Reports by a different global consultancy, also seen by Reuters and previously unreported, disclosed other lapses at Carlsberg India Pvt Ltd in 2018, including child labour. The findings cast a fresh shadow on operations and compliance practices at the Indian joint venture of Danish brewer Carlsberg A/S, which according to IWSR Drinks Market Analysis has a 17% share of India's $7 billion beer market.
Carlsberg's probes and a boardroom dispute come amid other challenges: an antitrust investigation last year concluded Carlsberg India colluded for years on prices with rivals, though a final ruling is pending.
An India affiliate of the PricewaterhouseCoopers (PwC) network recently resigned as Carlsberg India's financial auditor after declining for two years in a row to give an opinion on the brewer's financials, amid boardroom tussles and internal probes into local practices, Reuters reported in November.
Since at least 2019, Carlsberg had been probing allegations levelled by some past and current employees around promotion of alcohol in prohibited areas, kickbacks and bribery, according to regulatory filings and the document prepared by local PwC affiliate Price Waterhouse Chartered Accountants LLP.
The investigation "concluded that there were internal control weaknesses ... potential improper payments made to government officials/other persons and possibility of misappropriation of company's funds over past years by certain customers," says the PwC document, which details the basis of the firm's resignation.
"However, the amount of misappropriation and other amounts relating to inappropriate practices could not be ascertained."
Responding to questions from Reuters, Carlsberg said, "We cannot rule out breaches of our policies and code of conduct." The company said it does everything possible to prevent such incidents.
The investigations "specified that Carlsberg Group's policies were breached in the period until 2018" and the probes identified the need for further strengthening of controls, the company said.
"Carlsberg India has taken several actions as a consequence of the findings, including ... dismissal of and formal warnings to employees," it said.
PwC declined to comment.
Carlsberg told Reuters in November the auditor had quit because of "highly disruptive side-effects" of a commercial conflict with its India joint venture partner, the Nepal-based Khetan Group.

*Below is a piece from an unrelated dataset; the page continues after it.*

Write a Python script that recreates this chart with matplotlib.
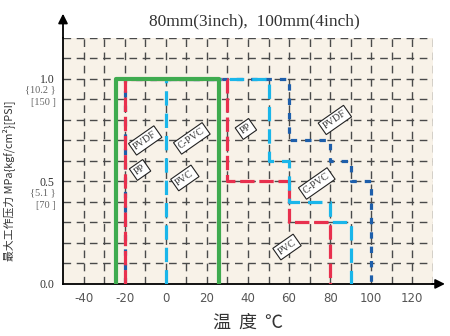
import numpy as np
import matplotlib.pyplot as plt

# datos de las curvas (temperatura en C, presion en MPa)
verde_t = [-24, -24, 26, 26]
verde_p = [0, 1.0, 1.0, 0]
pvdf_t = [-20, -20, 60, 60, 80, 80, 90, 90, 100, 100]
pvdf_p = [0, 1.0, 1.0, 0.7, 0.7, 0.6, 0.6, 0.5, 0.5, 0]
pp_t = [-20, -20, 30, 30, 60, 60, 80, 80]
pp_p = [0, 1.0, 1.0, 0.5, 0.5, 0.3, 0.3, 0]
cpvc_t = [0, 0, 50, 50, 60, 60, 80, 80, 90, 90]
cpvc_p = [0, 1.0, 1.0, 0.6, 0.6, 0.4, 0.4, 0.3, 0.3, 0]

# etiquetas de las curvas
etiquetas = ['PVDF', 'C-PVC', 'PP', 'PVC', 'PP', 'PVDF', 'C-PVC', 'PVC']
etiq_t = [-10, 12.7, -12.5, 9.3, 39, 82.3, 73.5, 59]
etiq_p = [0.70, 0.71, 0.556, 0.517, 0.756, 0.80, 0.49, 0.18]

xticks = [-40, -20, 0, 20, 40, 60, 80, 100, 120]
yticks = [0.0, 0.5, 1.0]
yticks_lab = ['0.0', '0.5', '1.0']
kgf_lab = ['', '{5.1 }', '{10.2 }']
psi_lab = ['', '[70 ]', '[150 ]']

fig = plt.figure(figsize=(4.5, 3.36), dpi=100)
ax = fig.add_axes([0.14, 0.155, 0.822, 0.732])
ax.set_facecolor('#f8f2e8')
ax.set_xlim(-50, 130)
ax.set_ylim(0, 1.2)

# rejilla
for x in range(-40, 131, 10):
    ax.plot([x, x], [0, 1.2], color='#4a4a4a', lw=1.0, dashes=(5.5, 4), zorder=1)
for y in np.arange(0.1, 1.21, 0.1):
    ax.plot([-50, 130], [y, y], color='#4a4a4a', lw=1.0, dashes=(5.5, 4), zorder=1)

# curvas
ax.plot(pvdf_t, pvdf_p, color='#1e5fab', lw=2.3, dashes=(2, 2.5), zorder=3)
ax.plot(pp_t, pp_p, color='#e8304e', lw=2.3, dashes=(4.5, 1.5), zorder=4)
ax.plot(cpvc_t, cpvc_p, color='#1ab6ea', lw=2.3, dashes=(4.5, 2.5), zorder=5)
ax.plot(verde_t, verde_p, color='#3fab4f', lw=3.0, zorder=6)

for txt, t, p in zip(etiquetas, etiq_t, etiq_p):
    ax.text(t, p, txt, rotation=35, ha='center', va='center', fontsize=7.3,
            family='Liberation Serif', color='#333333', zorder=8,
            bbox=dict(boxstyle='square,pad=0.25', fc='white', ec='#222222', lw=0.8))

# ejes
for s in ['top', 'right']:
    ax.spines[s].set_visible(False)
ax.spines['left'].set_linewidth(1.3)
ax.spines['bottom'].set_linewidth(1.3)
ax.annotate('', xy=(0, 1.11), xytext=(0, 0.99), xycoords='axes fraction',
            arrowprops=dict(arrowstyle='-|>', color='black', lw=1.3, mutation_scale=14))
ax.annotate('', xy=(1.04, 0), xytext=(0.99, 0), xycoords='axes fraction',
            arrowprops=dict(arrowstyle='-|>', color='black', lw=1.3, mutation_scale=14))

ax.set_xticks(xticks)
ax.set_xticklabels([str(v) for v in xticks], fontsize=8.5, color='#555555')
ax.set_yticks(yticks)
ax.set_yticklabels(yticks_lab, fontsize=8.5, color='#333333', family='Liberation Serif')
ax.tick_params(length=0, pad=6)
for y, a, b in zip(yticks, kgf_lab, psi_lab):
    ax.text(-53.5, y - 0.055, a, ha='right', va='center', fontsize=7.5,
            color='#666666', family='Liberation Serif')
    ax.text(-53.5, y - 0.115, b, ha='right', va='center', fontsize=7.5,
            color='#666666', family='Liberation Serif')

ax.set_ylabel('最大工作压力 MPa{kgf/cm²}[PSI]', fontsize=7.8, color='#333333',
              family=['Noto Sans CJK SC', 'DejaVu Sans'], labelpad=22)
ax.yaxis.set_label_coords(-0.13, 0.42)
ax.set_xlabel('温  度  ℃', fontsize=13, color='#333333',
              family=['Noto Sans CJK SC', 'DejaVu Sans'], labelpad=6)
fig.text(0.565, 0.935, '80mm(3inch),  100mm(4inch)', ha='center', va='center',
         fontsize=12.5, color='#333333', family='Liberation Serif')

fig.savefig('out.png', dpi=100)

Three nominee directors from Khetan refused to approve the last two annual results.
In a filing for the 2018-19 financial year, PwC said it was withholding an opinion due to "divergent views" among board members, ongoing forensic reviews and the possible impact these could have on legal compliance.
Results for the year through March 2020 have not been published, but the PwC document says the "complaining directors" had divergent views on the scope, manner and findings of the investigation into Carlsberg's local practices.